陸海軍けんか列伝

日本帝国陸海軍軍人のけんか人物伝。

109.大西瀧治郎海軍中将(9) 日本国民が、なお二千万人ほど戦死するほどの一戦を試みよう

2008年04月25日 | 大西瀧治郎海軍中将
 矢次一夫の回想によれば大西中将を台湾から呼び戻したのは岡田啓介大将とされているが、米内海軍大臣の意向もあった。

 和平派の井上成美中将と小沢中将を退け、抗戦派の大西中将を軍令部次長に起用したのは米内海軍大臣の一流の政治である。

 米内海軍大臣は戦争を継続させるために大西中将を呼び戻したのではなく、和平工作を進めるために呼び戻したのである。

 このことは戦後、東京裁判の法廷で豊田副武が「大西の起用は海軍部内の主戦派の不満を和らげるためだ」と証言をしている。

 確かに軍令部内の主戦派は一応満足した。「大西さんならやってくれるだろう」、「徹底抗戦」を大西に託するようになった。

 米内海軍大臣は「緩衝装置」としての大西中将を見出すことに成功した。「緩衝装置」が徹底抗戦や本土玉砕など主張すれば、するほど米内海軍大臣にとっては好ましいのである。

 米内海軍大臣は鈴木内閣の戦争終結内閣の列内に入っている。大西中将は主戦論者として内閣の思想からは列外にある。

 大西中将は「日本国民が、なお二千万人ほど戦死するほどの一戦を試みよう」と口に出している。日本列島そのものを特攻にしようということである。

 このような発言に対して、和平派はもちろん、軍部内でも「常軌を逸した変態的頭脳」という評価が出始めた。

 だが大西中将は正気であった。和平派の最終懸案は「国体の護持」であったが、大西中将のそれは「国家と民族」であった。

 大西中将は特別攻撃隊を発進させることによって、彼自身の中に「国家の概念」を鮮明にさせていった。彼にとっての「国家」は零戦や月光に乗って発進していった、若いパイロットたちの血と死によって支えられているからである。
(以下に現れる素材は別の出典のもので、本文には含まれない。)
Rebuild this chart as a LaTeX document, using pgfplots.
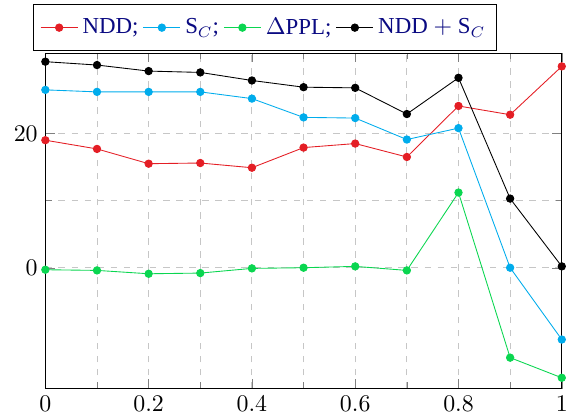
\documentclass[border=0pt]{standalone}
\usepackage{fontspec}
\setmainfont{Liberation Serif}
\usepackage{pgfplots}
\pgfplotsset{compat=1.18}
\definecolor{cred}{RGB}{228,30,37}
\definecolor{cblue}{RGB}{0,172,236}
\definecolor{cgreen}{RGB}{10,214,80}
\definecolor{navy}{RGB}{10,10,130}
\begin{document}
\begin{tikzpicture}
\begin{axis}[scale only axis,width=237pt,height=154pt,
  xmin=0,xmax=1,ymin=-18,ymax=32,
  xtick={0,0.2,0.4,0.6,0.8,1},ytick={0,20},
  minor x tick num=1,minor y tick num=1,
  grid=both,grid style={dashed,gray!45},minor grid style={dashed,gray!45},
  every axis plot/.append style={thin,mark=*,mark size=1.7pt},
  legend columns=-1,
  legend style={at={(0.425,1.006)},anchor=south,font=\fontsize{10.5}{13}\selectfont,
    text=navy,inner ysep=4pt},
  tick label style={font=\fontsize{11}{13}\selectfont}]
\addplot[cred,mark options={fill=cred}] coordinates {(0,19.0)(0.1,17.7)(0.2,15.5)(0.3,15.6)(0.4,14.9)(0.5,17.9)(0.6,18.5)(0.7,16.5)(0.8,24.1)(0.9,22.8)(1,30.0)};
\addplot[cblue,mark options={fill=cblue}] coordinates {(0,26.5)(0.1,26.2)(0.2,26.2)(0.3,26.2)(0.4,25.2)(0.5,22.4)(0.6,22.3)(0.7,19.1)(0.8,20.8)(0.9,0.0)(1,-10.7)};
\addplot[cgreen,mark options={fill=cgreen}] coordinates {(0,-0.3)(0.1,-0.4)(0.2,-0.9)(0.3,-0.8)(0.4,-0.1)(0.5,0.0)(0.6,0.2)(0.7,-0.4)(0.8,11.2)(0.9,-13.4)(1,-16.4)};
\addplot[black,mark options={fill=black}] coordinates {(0,30.7)(0.1,30.2)(0.2,29.3)(0.3,29.1)(0.4,27.9)(0.5,26.9)(0.6,26.8)(0.7,22.9)(0.8,28.3)(0.9,10.3)(1,0.2)};
\legend{NDD;,S$_C$;,$\Delta$PPL;,NDD $+$ S$_C$}
\end{axis}
\path ([xshift=-3pt]current bounding box.west) -- ([yshift=2pt]current bounding box.north east);
\end{tikzpicture}
\end{document}
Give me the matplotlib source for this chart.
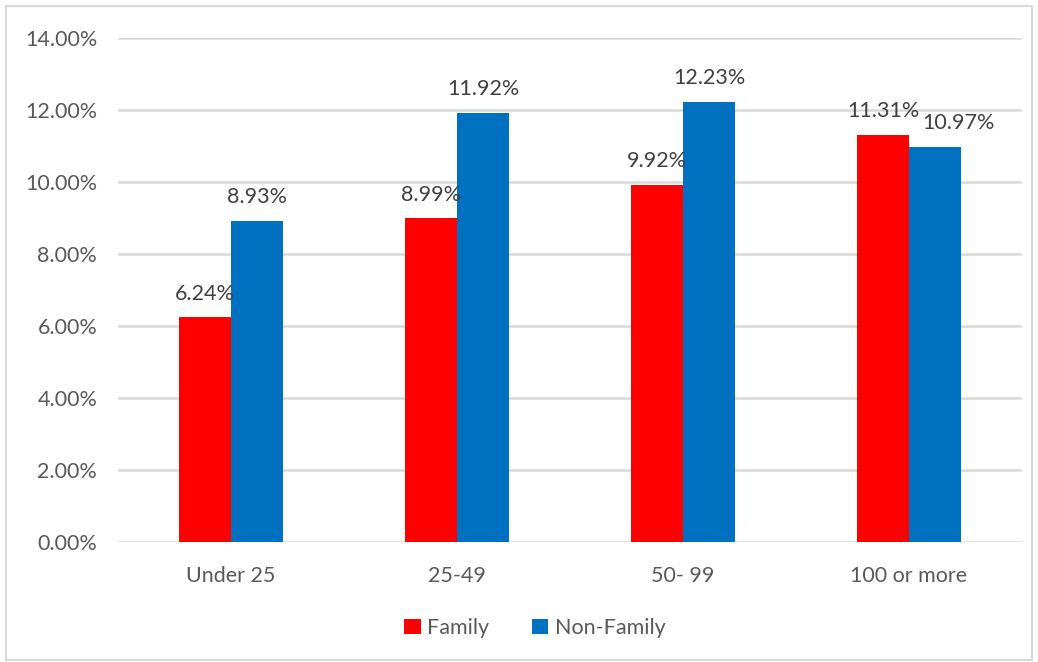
import matplotlib
matplotlib.use('Agg')
import matplotlib.pyplot as plt
from matplotlib.patches import Rectangle
import numpy as np

categories = ['Under 25', '25-49', '50- 99', '100 or more']
family = [6.24, 8.99, 9.92, 11.31]
non_family = [8.93, 11.92, 12.23, 10.97]
yticks = [0, 2, 4, 6, 8, 10, 12, 14]

C_FAM = '#FF0000'
C_NON = '#0070C0'
C_TXT = '#595959'
C_GRID = '#D9D9D9'

plt.rcParams['font.family'] = ['Lato', 'DejaVu Sans']

fig = plt.figure(figsize=(10.38, 6.62), dpi=100)
ax = fig.add_axes([0.1137, 0.1813, 0.8709, 0.7613])

x = np.arange(len(categories))
w = 0.23
b1 = ax.bar(x - w / 2, family, w, color=C_FAM, label='Family', zorder=3)
b2 = ax.bar(x + w / 2, non_family, w, color=C_NON, label='Non-Family', zorder=3)

for bars, vals in [(b1, family), (b2, non_family)]:
    for i, (b, v) in enumerate(zip(bars, vals)):
        # last blue label is pushed right so it clears its red neighbour
        dx = 17 if (bars is b2 and i == len(vals) - 1) else 0
        ax.annotate(f'{v:.2f}%', (b.get_x() + b.get_width() / 2, v),
                    xytext=(dx, 17), textcoords='offset points',
                    ha='center', va='center', fontsize=15.5, color='#404040', zorder=4)

ax.set_xlim(-0.5, len(categories) - 0.5)
ax.set_ylim(0, 14)
ax.set_yticks(yticks)
ax.set_yticklabels([f'{t:.2f}%' for t in yticks])
ax.set_xticks(x)
ax.set_xticklabels(categories)
ax.tick_params(axis='both', length=0, labelsize=15.5, labelcolor=C_TXT)
ax.tick_params(axis='y', pad=15)
ax.tick_params(axis='x', pad=17)
ax.grid(axis='y', color=C_GRID, lw=1.8, zorder=0)
for s in ax.spines.values():
    s.set_visible(False)

fig.legend(handles=[b1, b2], loc='center', bbox_to_anchor=(535 / 1038, 1 - 628 / 662),
           ncol=2, frameon=False, fontsize=15.5, labelcolor=C_TXT,
           handlelength=0.75, handleheight=0.75, handletextpad=0.3, columnspacing=2.0)

# outer frame
fig.patches.append(Rectangle((6 / 1038, 2 / 662), 1026 / 1038, 654 / 662,
                             transform=fig.transFigure, fill=False,
                             edgecolor=C_GRID, lw=1.5))

fig.savefig('out.png', dpi=100, facecolor='white')
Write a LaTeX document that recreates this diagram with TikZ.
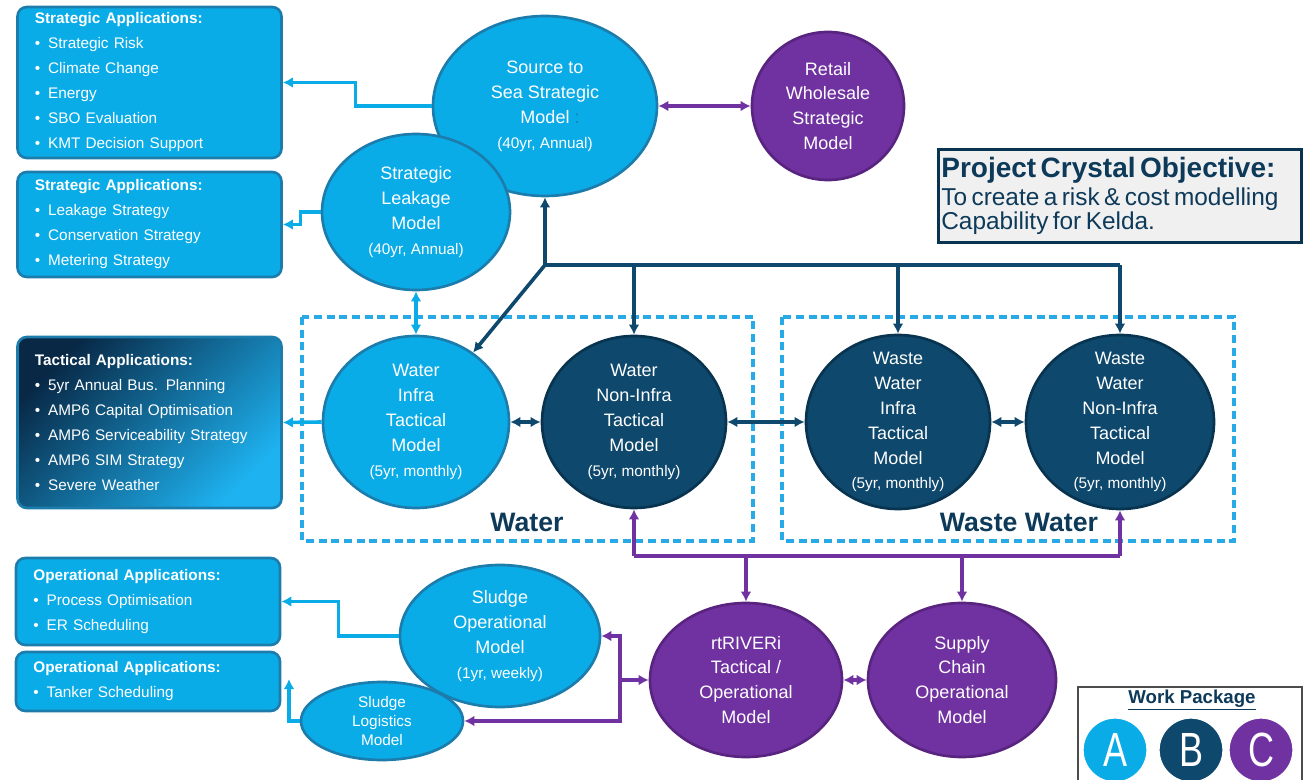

 大西中将は軍令部次長に就任して次長官舎に住んだが、8月16日の朝に自決するまで、ついに妻と同居しなかった。

 あるとき妻が身辺の整理を案じて「私も官舎に住みましょうか」と申し出た。すると大西中将は「それはいかん」ときっぱり断った。「軍人で無い人でさえ、家が焼け出されて、親子ちりじりに住んでいる。この俺が妻とともに住むことはできない」

 児玉誉士夫の配下の吉田彦太郎が、大西中将の身を案じて「週に一度は奥さんの家庭料理を食べてはどうですか」と申し入れた。

 すると大西中将は「そんなこと、言ってくれるな」と言下に断った。「君、家庭料理どころか、特攻隊員は家庭生活も知らないで死んでいったんだよ。六百十四人もだ」。

 大西中将ははっきりと「六百十四人だ。俺と握手していったのが六百十四人いるんだ」と言った。

 それから「俺はなあ、こんなに頭を使って、よく気が狂わんものだと思うことがある。しかし、若い人と握手したとき、その熱い血が俺に伝わって、俺を守護してくれているんだ」と言った。